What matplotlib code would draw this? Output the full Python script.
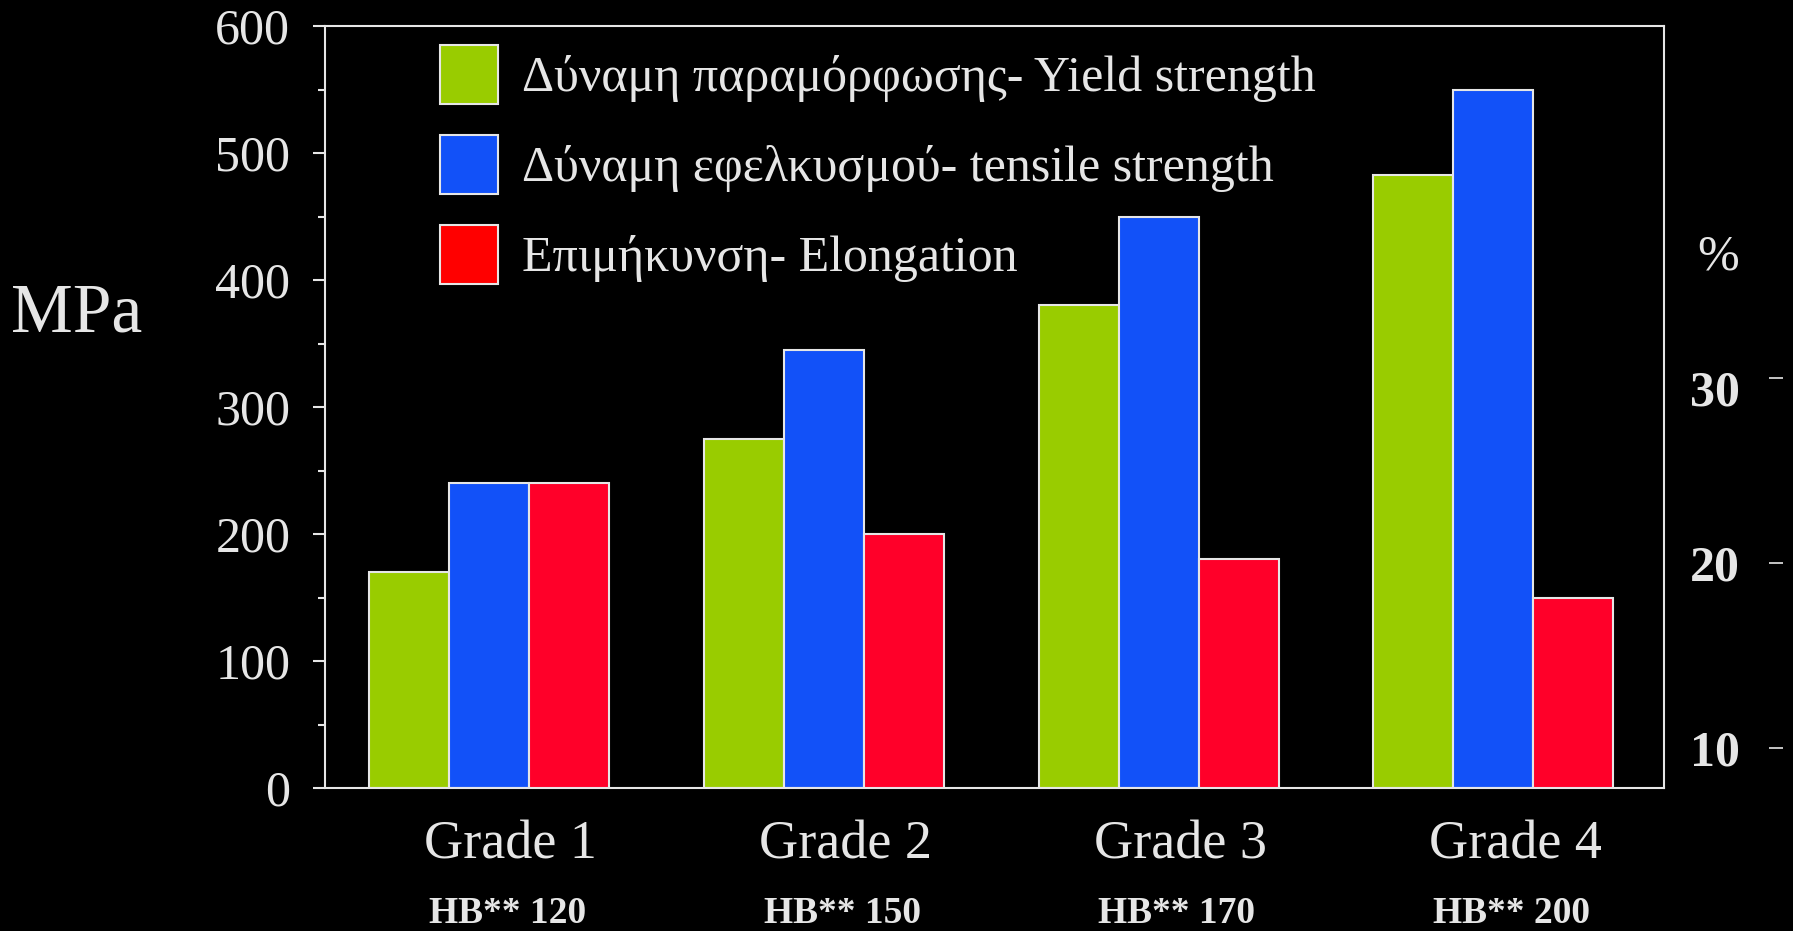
import matplotlib.pyplot as plt
import matplotlib.transforms as mtransforms
import numpy as np
from matplotlib.patches import Patch

# titanium grades: strengths in MPa, elongation in %
grades = ["Grade 1", "Grade 2", "Grade 3", "Grade 4"]
hardness = ["HB** 120", "HB** 150", "HB** 170", "HB** 200"]
yield_mpa = [170, 275, 380, 483]
tensile_mpa = [240, 345, 450, 550]
elongation_pct = [24, 20, 18, 15]

mpa_ticks = [0, 100, 200, 300, 400, 500, 600]
pct_ticks = [10, 20, 30]
legend_labels = [
    "Δύναμη παραμόρφωσης- Yield strength",
    "Δύναμη εφελκυσμού- tensile strength",
    "Επιμήκυνση- Elongation",
]

GREEN = "#99CC00"
BLUE = "#1251F8"
RED = "#FF0029"
FG = "#E6E6E6"
FONT = "Liberation Serif"

plt.rcParams["font.family"] = FONT
plt.rcParams["text.color"] = FG

W, H = 1793, 931
fig = plt.figure(figsize=(W / 100, H / 100), dpi=100, facecolor="black")
ax = fig.add_axes([325 / W, 1 - 788 / H, 1339 / W, 762 / H], facecolor="black")
ax2 = ax.twinx()

x = np.arange(len(grades))
bw = 0.239
bar_kw = dict(width=bw, edgecolor=FG, linewidth=1.5)
ax.bar(x - bw, yield_mpa, color=GREEN, **bar_kw)
ax.bar(x, tensile_mpa, color=BLUE, **bar_kw)
ax2.bar(x + bw, elongation_pct, color=RED, **bar_kw)

ax.set_xlim(-0.49, 3.51)
ax.set_ylim(0, 600)
ax2.set_ylim(0, 60)
ax2.axis("off")

ax.set_yticks(mpa_ticks)
ax.set_yticks(np.arange(50, 600, 100), minor=True)
ax.set_xticks([])
ax.tick_params(axis="y", which="major", length=9, width=1.5, color=FG,
               labelcolor=FG, labelsize=36, pad=16)
ax.tick_params(axis="y", which="minor", length=5, width=1.5, color=FG)
for s in ax.spines.values():
    s.set_color(FG)
    s.set_linewidth(1.5)

# grade names and hardness under each group
tr = ax.get_xaxis_transform()
for xi, g, hb in zip(x, grades, hardness):
    ax.text(xi + 0.065, -0.093, g, transform=tr, ha="center", va="baseline",
            fontsize=39, color=FG)
    ax.text(xi + 0.055, -0.177, hb, transform=tr, ha="center", va="baseline",
            fontsize=27, fontweight="bold", color=FG)

fig.text(11 / W, 1 - 332 / H, "MPa", fontsize=50, ha="left", va="baseline")

# detached percent scale on the right
ax3 = fig.add_axes([1783 / W, 1 - 788 / H, 0.0001, 762 / H])
ax3.set_facecolor("none")
ax3.set_ylim(7.84, 49.03)
ax3.set_xticks([])
ax3.set_yticks(pct_ticks)
ax3.tick_params(axis="y", length=10, width=1.2, color=FG, labelcolor=FG,
                labelsize=36, pad=21)
for lab in ax3.get_yticklabels():
    lab.set_fontweight("bold")
# the "30" sits a little below its tick in the original slide
shift = mtransforms.ScaledTranslation(0, -0.1, fig.dpi_scale_trans)
top_lab = ax3.get_yticklabels()[-1]
top_lab.set_transform(top_lab.get_transform() + shift)
for s in ax3.spines.values():
    s.set_visible(False)
fig.text(1739 / W, 1 - 270 / H, "%", fontsize=36, ha="right", va="baseline")

handles = [Patch(facecolor=c, edgecolor=FG, linewidth=1.5)
           for c in [GREEN, BLUE, "#FF0000"]]
fig.legend(handles, legend_labels, loc="upper left",
           bbox_to_anchor=(440 / W, 1 - 45 / H), frameon=False,
           fontsize=36, handlelength=1.15, handleheight=1.44,
           handletextpad=0.5, labelspacing=0.62, borderpad=0,
           borderaxespad=0)

fig.savefig("out.png", dpi=100, facecolor="black")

--- Aim of the task ---
Give back every line exactly as it stands, pictures excluded.

--- Answer for the task ---
What matplotlib code would draw this? Output the full Python script.
import matplotlib.pyplot as plt
import matplotlib.transforms as mtransforms
import numpy as np
from matplotlib.patches import Patch

# titanium grades: strengths in MPa, elongation in %
grades = ["Grade 1", "Grade 2", "Grade 3", "Grade 4"]
hardness = ["HB** 120", "HB** 150", "HB** 170", "HB** 200"]
yield_mpa = [170, 275, 380, 483]
tensile_mpa = [240, 345, 450, 550]
elongation_pct = [24, 20, 18, 15]

mpa_ticks = [0, 100, 200, 300, 400, 500, 600]
pct_ticks = [10, 20, 30]
legend_labels = [
    "Δύναμη παραμόρφωσης- Yield strength",
    "Δύναμη εφελκυσμού- tensile strength",
    "Επιμήκυνση- Elongation",
]

GREEN = "#99CC00"
BLUE = "#1251F8"
RED = "#FF0029"
FG = "#E6E6E6"
FONT = "Liberation Serif"

plt.rcParams["font.family"] = FONT
plt.rcParams["text.color"] = FG

W, H = 1793, 931
fig = plt.figure(figsize=(W / 100, H / 100), dpi=100, facecolor="black")
ax = fig.add_axes([325 / W, 1 - 788 / H, 1339 / W, 762 / H], facecolor="black")
ax2 = ax.twinx()

x = np.arange(len(grades))
bw = 0.239
bar_kw = dict(width=bw, edgecolor=FG, linewidth=1.5)
ax.bar(x - bw, yield_mpa, color=GREEN, **bar_kw)
ax.bar(x, tensile_mpa, color=BLUE, **bar_kw)
ax2.bar(x + bw, elongation_pct, color=RED, **bar_kw)

ax.set_xlim(-0.49, 3.51)
ax.set_ylim(0, 600)
ax2.set_ylim(0, 60)
ax2.axis("off")

ax.set_yticks(mpa_ticks)
ax.set_yticks(np.arange(50, 600, 100), minor=True)
ax.set_xticks([])
ax.tick_params(axis="y", which="major", length=9, width=1.5, color=FG,
               labelcolor=FG, labelsize=36, pad=16)
ax.tick_params(axis="y", which="minor", length=5, width=1.5, color=FG)
for s in ax.spines.values():
    s.set_color(FG)
    s.set_linewidth(1.5)

# grade names and hardness under each group
tr = ax.get_xaxis_transform()
for xi, g, hb in zip(x, grades, hardness):
    ax.text(xi + 0.065, -0.093, g, transform=tr, ha="center", va="baseline",
            fontsize=39, color=FG)
    ax.text(xi + 0.055, -0.177, hb, transform=tr, ha="center", va="baseline",
            fontsize=27, fontweight="bold", color=FG)

fig.text(11 / W, 1 - 332 / H, "MPa", fontsize=50, ha="left", va="baseline")

# detached percent scale on the right
ax3 = fig.add_axes([1783 / W, 1 - 788 / H, 0.0001, 762 / H])
ax3.set_facecolor("none")
ax3.set_ylim(7.84, 49.03)
ax3.set_xticks([])
ax3.set_yticks(pct_ticks)
ax3.tick_params(axis="y", length=10, width=1.2, color=FG, labelcolor=FG,
                labelsize=36, pad=21)
for lab in ax3.get_yticklabels():
    lab.set_fontweight("bold")
# the "30" sits a little below its tick in the original slide
shift = mtransforms.ScaledTranslation(0, -0.1, fig.dpi_scale_trans)
top_lab = ax3.get_yticklabels()[-1]
top_lab.set_transform(top_lab.get_transform() + shift)
for s in ax3.spines.values():
    s.set_visible(False)
fig.text(1739 / W, 1 - 270 / H, "%", fontsize=36, ha="right", va="baseline")

handles = [Patch(facecolor=c, edgecolor=FG, linewidth=1.5)
           for c in [GREEN, BLUE, "#FF0000"]]
fig.legend(handles, legend_labels, loc="upper left",
           bbox_to_anchor=(440 / W, 1 - 45 / H), frameon=False,
           fontsize=36, handlelength=1.15, handleheight=1.44,
           handletextpad=0.5, labelspacing=0.62, borderpad=0,
           borderaxespad=0)

fig.savefig("out.png", dpi=100, facecolor="black")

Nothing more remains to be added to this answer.